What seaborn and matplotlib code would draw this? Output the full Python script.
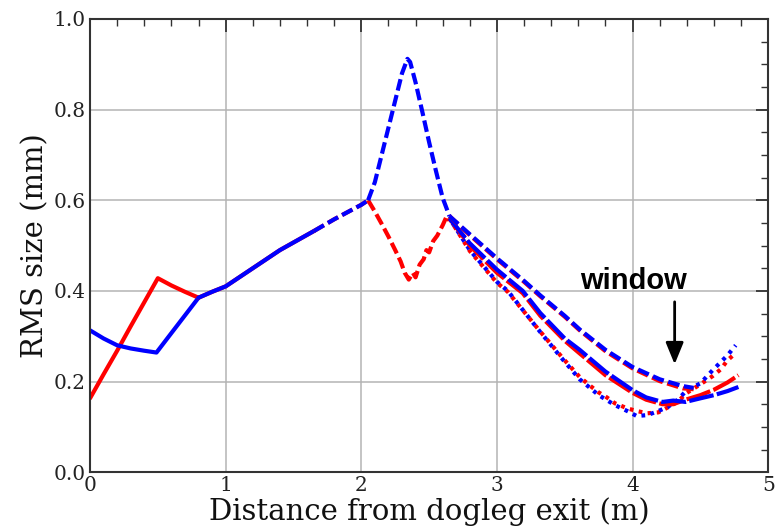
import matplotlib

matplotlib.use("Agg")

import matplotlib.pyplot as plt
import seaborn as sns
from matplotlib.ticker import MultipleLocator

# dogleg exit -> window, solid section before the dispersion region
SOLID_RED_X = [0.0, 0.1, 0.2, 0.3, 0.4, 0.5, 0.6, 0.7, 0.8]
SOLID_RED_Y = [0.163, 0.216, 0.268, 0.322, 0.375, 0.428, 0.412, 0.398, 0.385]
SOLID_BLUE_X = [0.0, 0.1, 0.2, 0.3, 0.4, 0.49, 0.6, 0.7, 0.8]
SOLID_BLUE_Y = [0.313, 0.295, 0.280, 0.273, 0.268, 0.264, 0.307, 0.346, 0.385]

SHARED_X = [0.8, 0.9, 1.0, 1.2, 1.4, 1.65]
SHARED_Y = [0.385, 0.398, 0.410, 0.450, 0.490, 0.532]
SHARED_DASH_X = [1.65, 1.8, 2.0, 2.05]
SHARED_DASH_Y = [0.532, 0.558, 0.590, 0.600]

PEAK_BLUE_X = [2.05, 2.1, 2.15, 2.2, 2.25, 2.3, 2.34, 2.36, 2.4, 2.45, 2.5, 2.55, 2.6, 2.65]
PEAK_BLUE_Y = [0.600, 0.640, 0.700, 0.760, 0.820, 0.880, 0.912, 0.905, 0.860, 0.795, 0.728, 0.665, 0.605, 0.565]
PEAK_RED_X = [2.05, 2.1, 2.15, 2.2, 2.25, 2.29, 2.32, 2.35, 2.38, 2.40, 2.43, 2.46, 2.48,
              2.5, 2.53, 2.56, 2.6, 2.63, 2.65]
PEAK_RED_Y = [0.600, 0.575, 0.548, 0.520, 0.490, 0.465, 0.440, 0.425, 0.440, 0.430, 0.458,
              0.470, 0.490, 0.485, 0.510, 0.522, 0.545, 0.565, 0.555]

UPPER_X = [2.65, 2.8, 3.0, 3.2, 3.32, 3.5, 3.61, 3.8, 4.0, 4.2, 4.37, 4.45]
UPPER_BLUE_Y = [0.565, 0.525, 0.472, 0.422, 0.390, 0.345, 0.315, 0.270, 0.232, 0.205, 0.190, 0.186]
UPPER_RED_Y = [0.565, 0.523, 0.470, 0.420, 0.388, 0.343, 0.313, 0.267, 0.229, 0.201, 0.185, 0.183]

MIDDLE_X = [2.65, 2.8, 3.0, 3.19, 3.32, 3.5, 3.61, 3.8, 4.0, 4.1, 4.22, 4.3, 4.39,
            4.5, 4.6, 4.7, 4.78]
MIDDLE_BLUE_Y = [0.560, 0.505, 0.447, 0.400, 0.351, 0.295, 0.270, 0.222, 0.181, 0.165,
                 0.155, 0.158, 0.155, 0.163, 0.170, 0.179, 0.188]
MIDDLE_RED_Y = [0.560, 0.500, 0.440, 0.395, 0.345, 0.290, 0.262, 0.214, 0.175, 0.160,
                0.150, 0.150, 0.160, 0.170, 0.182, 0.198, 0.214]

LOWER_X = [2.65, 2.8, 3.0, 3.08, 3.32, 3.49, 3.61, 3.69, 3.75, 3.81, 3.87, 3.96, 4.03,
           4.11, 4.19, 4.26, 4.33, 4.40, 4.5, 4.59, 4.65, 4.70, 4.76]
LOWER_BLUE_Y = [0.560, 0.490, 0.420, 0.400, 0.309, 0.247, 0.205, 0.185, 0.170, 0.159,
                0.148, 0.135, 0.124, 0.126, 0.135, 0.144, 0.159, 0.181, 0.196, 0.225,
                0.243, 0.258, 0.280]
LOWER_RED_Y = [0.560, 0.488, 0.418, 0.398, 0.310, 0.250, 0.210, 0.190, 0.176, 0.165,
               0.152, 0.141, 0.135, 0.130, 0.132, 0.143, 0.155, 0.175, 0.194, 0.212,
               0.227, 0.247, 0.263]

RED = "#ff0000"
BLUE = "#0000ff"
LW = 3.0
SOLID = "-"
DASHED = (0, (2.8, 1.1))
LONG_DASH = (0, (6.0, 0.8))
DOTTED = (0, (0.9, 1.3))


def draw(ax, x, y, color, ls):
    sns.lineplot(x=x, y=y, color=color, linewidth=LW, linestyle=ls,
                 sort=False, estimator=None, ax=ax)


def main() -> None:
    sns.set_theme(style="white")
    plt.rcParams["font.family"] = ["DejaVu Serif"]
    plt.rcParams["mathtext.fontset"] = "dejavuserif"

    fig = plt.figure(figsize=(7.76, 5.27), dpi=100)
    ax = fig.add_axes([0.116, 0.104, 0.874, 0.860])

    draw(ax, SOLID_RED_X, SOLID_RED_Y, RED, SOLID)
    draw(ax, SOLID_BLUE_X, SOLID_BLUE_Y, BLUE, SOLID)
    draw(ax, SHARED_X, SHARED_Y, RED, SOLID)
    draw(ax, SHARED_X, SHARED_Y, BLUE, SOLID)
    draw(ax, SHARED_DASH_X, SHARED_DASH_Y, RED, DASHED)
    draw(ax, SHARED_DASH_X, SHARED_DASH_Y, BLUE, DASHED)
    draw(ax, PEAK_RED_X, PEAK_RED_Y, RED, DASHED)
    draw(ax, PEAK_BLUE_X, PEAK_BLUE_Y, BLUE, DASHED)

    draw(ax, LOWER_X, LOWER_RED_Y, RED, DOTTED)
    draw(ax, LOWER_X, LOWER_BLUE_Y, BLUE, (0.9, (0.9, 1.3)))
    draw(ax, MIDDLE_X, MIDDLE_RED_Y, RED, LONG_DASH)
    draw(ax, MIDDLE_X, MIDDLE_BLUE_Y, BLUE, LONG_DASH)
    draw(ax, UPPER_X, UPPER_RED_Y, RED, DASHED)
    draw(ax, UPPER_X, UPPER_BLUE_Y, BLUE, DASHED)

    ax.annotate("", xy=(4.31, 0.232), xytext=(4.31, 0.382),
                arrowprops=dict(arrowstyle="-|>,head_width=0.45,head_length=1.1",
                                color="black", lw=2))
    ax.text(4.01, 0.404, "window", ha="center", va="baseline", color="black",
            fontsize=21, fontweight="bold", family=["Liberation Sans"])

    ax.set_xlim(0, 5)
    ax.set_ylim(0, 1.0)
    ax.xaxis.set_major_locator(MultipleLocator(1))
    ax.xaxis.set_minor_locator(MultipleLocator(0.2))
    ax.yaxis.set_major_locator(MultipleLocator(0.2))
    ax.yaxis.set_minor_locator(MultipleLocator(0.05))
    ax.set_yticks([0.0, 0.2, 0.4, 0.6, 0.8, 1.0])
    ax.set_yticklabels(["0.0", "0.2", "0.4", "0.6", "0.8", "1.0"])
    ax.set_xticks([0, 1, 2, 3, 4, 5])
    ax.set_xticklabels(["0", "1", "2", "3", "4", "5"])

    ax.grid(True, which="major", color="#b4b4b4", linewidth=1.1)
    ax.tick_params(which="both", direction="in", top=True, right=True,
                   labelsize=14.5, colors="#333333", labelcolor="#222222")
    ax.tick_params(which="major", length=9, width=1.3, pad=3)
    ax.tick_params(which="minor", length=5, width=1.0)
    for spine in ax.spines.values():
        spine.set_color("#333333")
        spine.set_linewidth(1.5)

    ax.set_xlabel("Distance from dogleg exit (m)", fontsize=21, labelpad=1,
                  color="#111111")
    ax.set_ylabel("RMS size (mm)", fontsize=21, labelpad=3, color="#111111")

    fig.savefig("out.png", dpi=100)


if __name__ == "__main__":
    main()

◆ EXERCISE DETAILS: Copy out the data above exactly, except the pictures.

◆ THE RESULT:
What seaborn and matplotlib code would draw this? Output the full Python script.
import matplotlib

matplotlib.use("Agg")

import matplotlib.pyplot as plt
import seaborn as sns
from matplotlib.ticker import MultipleLocator

# dogleg exit -> window, solid section before the dispersion region
SOLID_RED_X = [0.0, 0.1, 0.2, 0.3, 0.4, 0.5, 0.6, 0.7, 0.8]
SOLID_RED_Y = [0.163, 0.216, 0.268, 0.322, 0.375, 0.428, 0.412, 0.398, 0.385]
SOLID_BLUE_X = [0.0, 0.1, 0.2, 0.3, 0.4, 0.49, 0.6, 0.7, 0.8]
SOLID_BLUE_Y = [0.313, 0.295, 0.280, 0.273, 0.268, 0.264, 0.307, 0.346, 0.385]

SHARED_X = [0.8, 0.9, 1.0, 1.2, 1.4, 1.65]
SHARED_Y = [0.385, 0.398, 0.410, 0.450, 0.490, 0.532]
SHARED_DASH_X = [1.65, 1.8, 2.0, 2.05]
SHARED_DASH_Y = [0.532, 0.558, 0.590, 0.600]

PEAK_BLUE_X = [2.05, 2.1, 2.15, 2.2, 2.25, 2.3, 2.34, 2.36, 2.4, 2.45, 2.5, 2.55, 2.6, 2.65]
PEAK_BLUE_Y = [0.600, 0.640, 0.700, 0.760, 0.820, 0.880, 0.912, 0.905, 0.860, 0.795, 0.728, 0.665, 0.605, 0.565]
PEAK_RED_X = [2.05, 2.1, 2.15, 2.2, 2.25, 2.29, 2.32, 2.35, 2.38, 2.40, 2.43, 2.46, 2.48,
              2.5, 2.53, 2.56, 2.6, 2.63, 2.65]
PEAK_RED_Y = [0.600, 0.575, 0.548, 0.520, 0.490, 0.465, 0.440, 0.425, 0.440, 0.430, 0.458,
              0.470, 0.490, 0.485, 0.510, 0.522, 0.545, 0.565, 0.555]

UPPER_X = [2.65, 2.8, 3.0, 3.2, 3.32, 3.5, 3.61, 3.8, 4.0, 4.2, 4.37, 4.45]
UPPER_BLUE_Y = [0.565, 0.525, 0.472, 0.422, 0.390, 0.345, 0.315, 0.270, 0.232, 0.205, 0.190, 0.186]
UPPER_RED_Y = [0.565, 0.523, 0.470, 0.420, 0.388, 0.343, 0.313, 0.267, 0.229, 0.201, 0.185, 0.183]

MIDDLE_X = [2.65, 2.8, 3.0, 3.19, 3.32, 3.5, 3.61, 3.8, 4.0, 4.1, 4.22, 4.3, 4.39,
            4.5, 4.6, 4.7, 4.78]
MIDDLE_BLUE_Y = [0.560, 0.505, 0.447, 0.400, 0.351, 0.295, 0.270, 0.222, 0.181, 0.165,
                 0.155, 0.158, 0.155, 0.163, 0.170, 0.179, 0.188]
MIDDLE_RED_Y = [0.560, 0.500, 0.440, 0.395, 0.345, 0.290, 0.262, 0.214, 0.175, 0.160,
                0.150, 0.150, 0.160, 0.170, 0.182, 0.198, 0.214]

LOWER_X = [2.65, 2.8, 3.0, 3.08, 3.32, 3.49, 3.61, 3.69, 3.75, 3.81, 3.87, 3.96, 4.03,
           4.11, 4.19, 4.26, 4.33, 4.40, 4.5, 4.59, 4.65, 4.70, 4.76]
LOWER_BLUE_Y = [0.560, 0.490, 0.420, 0.400, 0.309, 0.247, 0.205, 0.185, 0.170, 0.159,
                0.148, 0.135, 0.124, 0.126, 0.135, 0.144, 0.159, 0.181, 0.196, 0.225,
                0.243, 0.258, 0.280]
LOWER_RED_Y = [0.560, 0.488, 0.418, 0.398, 0.310, 0.250, 0.210, 0.190, 0.176, 0.165,
               0.152, 0.141, 0.135, 0.130, 0.132, 0.143, 0.155, 0.175, 0.194, 0.212,
               0.227, 0.247, 0.263]

RED = "#ff0000"
BLUE = "#0000ff"
LW = 3.0
SOLID = "-"
DASHED = (0, (2.8, 1.1))
LONG_DASH = (0, (6.0, 0.8))
DOTTED = (0, (0.9, 1.3))


def draw(ax, x, y, color, ls):
    sns.lineplot(x=x, y=y, color=color, linewidth=LW, linestyle=ls,
                 sort=False, estimator=None, ax=ax)


def main() -> None:
    sns.set_theme(style="white")
    plt.rcParams["font.family"] = ["DejaVu Serif"]
    plt.rcParams["mathtext.fontset"] = "dejavuserif"

    fig = plt.figure(figsize=(7.76, 5.27), dpi=100)
    ax = fig.add_axes([0.116, 0.104, 0.874, 0.860])

    draw(ax, SOLID_RED_X, SOLID_RED_Y, RED, SOLID)
    draw(ax, SOLID_BLUE_X, SOLID_BLUE_Y, BLUE, SOLID)
    draw(ax, SHARED_X, SHARED_Y, RED, SOLID)
    draw(ax, SHARED_X, SHARED_Y, BLUE, SOLID)
    draw(ax, SHARED_DASH_X, SHARED_DASH_Y, RED, DASHED)
    draw(ax, SHARED_DASH_X, SHARED_DASH_Y, BLUE, DASHED)
    draw(ax, PEAK_RED_X, PEAK_RED_Y, RED, DASHED)
    draw(ax, PEAK_BLUE_X, PEAK_BLUE_Y, BLUE, DASHED)

    draw(ax, LOWER_X, LOWER_RED_Y, RED, DOTTED)
    draw(ax, LOWER_X, LOWER_BLUE_Y, BLUE, (0.9, (0.9, 1.3)))
    draw(ax, MIDDLE_X, MIDDLE_RED_Y, RED, LONG_DASH)
    draw(ax, MIDDLE_X, MIDDLE_BLUE_Y, BLUE, LONG_DASH)
    draw(ax, UPPER_X, UPPER_RED_Y, RED, DASHED)
    draw(ax, UPPER_X, UPPER_BLUE_Y, BLUE, DASHED)

    ax.annotate("", xy=(4.31, 0.232), xytext=(4.31, 0.382),
                arrowprops=dict(arrowstyle="-|>,head_width=0.45,head_length=1.1",
                                color="black", lw=2))
    ax.text(4.01, 0.404, "window", ha="center", va="baseline", color="black",
            fontsize=21, fontweight="bold", family=["Liberation Sans"])

    ax.set_xlim(0, 5)
    ax.set_ylim(0, 1.0)
    ax.xaxis.set_major_locator(MultipleLocator(1))
    ax.xaxis.set_minor_locator(MultipleLocator(0.2))
    ax.yaxis.set_major_locator(MultipleLocator(0.2))
    ax.yaxis.set_minor_locator(MultipleLocator(0.05))
    ax.set_yticks([0.0, 0.2, 0.4, 0.6, 0.8, 1.0])
    ax.set_yticklabels(["0.0", "0.2", "0.4", "0.6", "0.8", "1.0"])
    ax.set_xticks([0, 1, 2, 3, 4, 5])
    ax.set_xticklabels(["0", "1", "2", "3", "4", "5"])

    ax.grid(True, which="major", color="#b4b4b4", linewidth=1.1)
    ax.tick_params(which="both", direction="in", top=True, right=True,
                   labelsize=14.5, colors="#333333", labelcolor="#222222")
    ax.tick_params(which="major", length=9, width=1.3, pad=3)
    ax.tick_params(which="minor", length=5, width=1.0)
    for spine in ax.spines.values():
        spine.set_color("#333333")
        spine.set_linewidth(1.5)

    ax.set_xlabel("Distance from dogleg exit (m)", fontsize=21, labelpad=1,
                  color="#111111")
    ax.set_ylabel("RMS size (mm)", fontsize=21, labelpad=3, color="#111111")

    fig.savefig("out.png", dpi=100)


if __name__ == "__main__":
    main()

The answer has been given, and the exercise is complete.